WHAT TO EXPECT: You’re out in a parking lot all day, so if it’s the least bit warm and sunny, it’s HOT! Don’t forget to take breaks and hydrate – ProRider was great about this, and even had a canopy and chairs set out. Everything is at slow speed – even the emergency braking didn’t top 35 mph – so we all rode in t-shirts. (If you tend to get hangry, bring a snack!) There’s about an hour break for lunch, with plenty of options nearby.

Bonus – I haven’t done it yet, but Ken told us the certificate proof of taking the class should entitle us to 10% off our insurance!

In all, I would totally recommend the ProRider class to anyone looking to bone up on their skills. I’ll be back for another go on the Bonnie!

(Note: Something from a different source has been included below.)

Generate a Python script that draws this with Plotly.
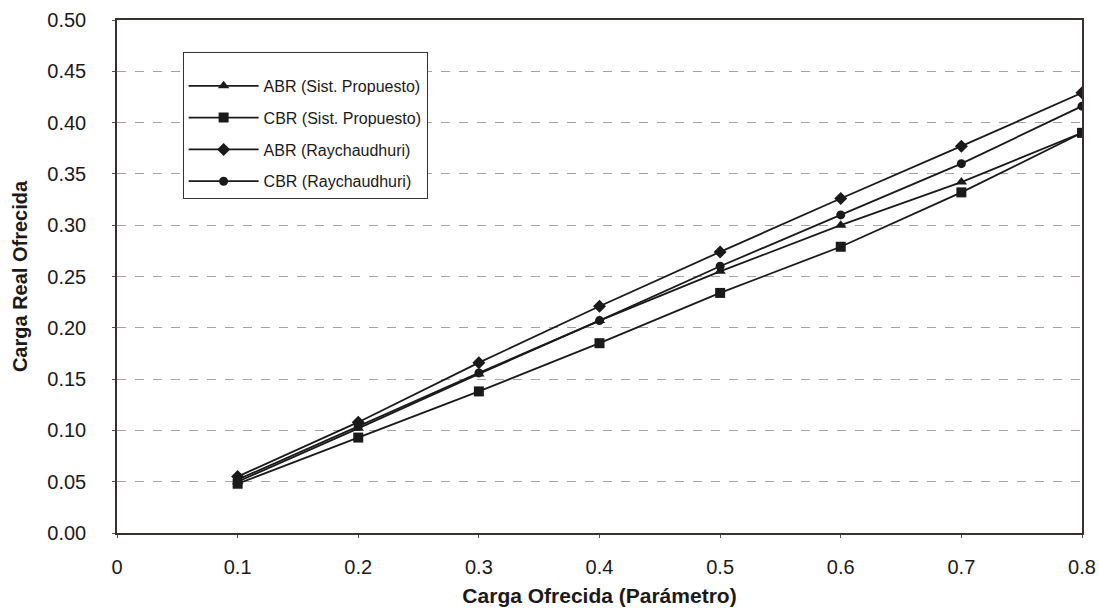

Below, thrilling video of me riding slowly! 🙂 And Ken doing an emergency stop (which is cooler.)


INFO: ProRider Atlanta

  • 3610 Mill Center Pkwy, Buford, GA 30518
  • Upcoming classes 2020: July 25, Aug 15, Sept 26, Oct 17

One thought on “REVIEW: ProRider Atlanta Skills Class

  1. The braking depends on both the motorcycle and conditions. If you ride a long wheelbase bike that is heavy with a low center of gravity, such as an R1200C/Harley cruiser, or the road is wet, then braking should be much closer to 50/50 to achieve the minimum stopping distance. But if you’re riding a sports bike and the road is dry, then braking should be more 80/20 (F/R) and at a track even more on the front than that. The rear braking should never outweigh the front, except in downhill off-camber conditions, whereby the entry speed is too great and the rear is beginning to move around or hop; in which case it will help slow the rear to regain its composure again without pushing the front wide.